“Saya tidak
percaya bahwa agama itu adalah alat pemecah belah bangsa, yang memecah belah
bukan agamanya, tetapi yang memecah belah adalah orang yang menggunakan agama untuk
kepentingan mereka,” demikian diucapkan Yenny Wahid, Direktur Eksekutif Wahid Institute ini.
Hal ini
disampaikan Yenny mengingat masih banyak pemeluk agama yang memanfaatkan agama untuk
tujuan yang tidak benar. Dia menilai kalau pemeluk agama di Indonesia masih belum hidup sesuai dengan ajaran agama yang dipeluknya.
“Ada pemeluk
agama yang sangat dokmatik, menganggap agamanya itu alat untuk membuat dirinya merasa
paling superior, yang lain dianggap kafir atau orang yang tersesat,” ucap Yenny
melanjutkan saat menghadiri acara talkshow ‘Melody of Diversity’ yang digelar oleh
sebuah organisasi keagamaan asal Jepang bernama Soka Gakkai di Kemayoran, Jakarta Pusat, Minggu (10/9).
Melody of
Diversity sendiri adalah rangkaian kampanye perdamaian yang dilakukan oleh Soka
Gakkai bersama Wahid Foundation dengan melibatkan berbagai kalangan mulai dari mahasiswa
dan juga masyarakat umum.
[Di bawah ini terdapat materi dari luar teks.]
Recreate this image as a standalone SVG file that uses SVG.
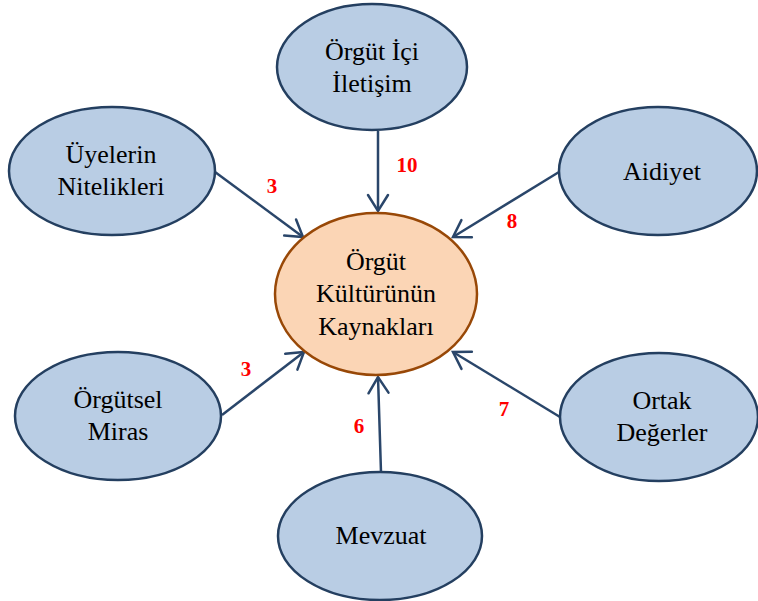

Lewat talkshow ini pihak penyelenggara bertujuan untuk memberi masyarakat wawasan dan kesadaran soal keberagaman di Indonesia.
Yenny pun menyerukan
untuk stop tindakan mengkambinghitamkan agama untuk tujuan merusak persatuan dan
kesatuan bangsa. Karena agama itu sendiri sejatinya hadir untuk tujuan menjauhkan manusia dari kegelapan hati dan menghantarkan setiap orang dekat kepada Tuhan.
“Agama mengajarkan
sifat-sifat yang ilahiah, dan harus ditiru oleh makhluk ciptaanNya. Jadi agama itu
isinya tentang kebaikan semua,” lanjut Yenny. Jadi bukan agamanya yang menjadi alat.
Melainkan, attitude kita mengenai agama,” terangnya.
Selain menyuarakan
perdamaian, putri Presiden ke-4 Republik Indonesia Abdurrahman Wahid ini pun vokal
menyuarakan soal sikapnya terhadap kasus Rohingya di Rakhine, Myanmar. Dia meminta
supaya semua pihak yang mendukung kekerasan yang dialami kaum Rohingya jangan dikait-kaitkan
dengan isu agama. Sebab kasus itu tidak semata-mata timbul hanya karena masalah agama.
“Yang harus
kita protes adalah tindakan perlakuan militeristik dan represif terhadap HAM dari
warga Rohingya, itu yang harus kita protes tapi jangan bawa-bawa agama karena itu
tidak tepat,” imbaunya.
Dia mendukung
sepenuhnya empati dari masyarakat dunia terkait tindakan diskriminatif bagi semua
orang yang mengalaminya. Tapi jangan sekali-kali membela hanya karena masalah agama.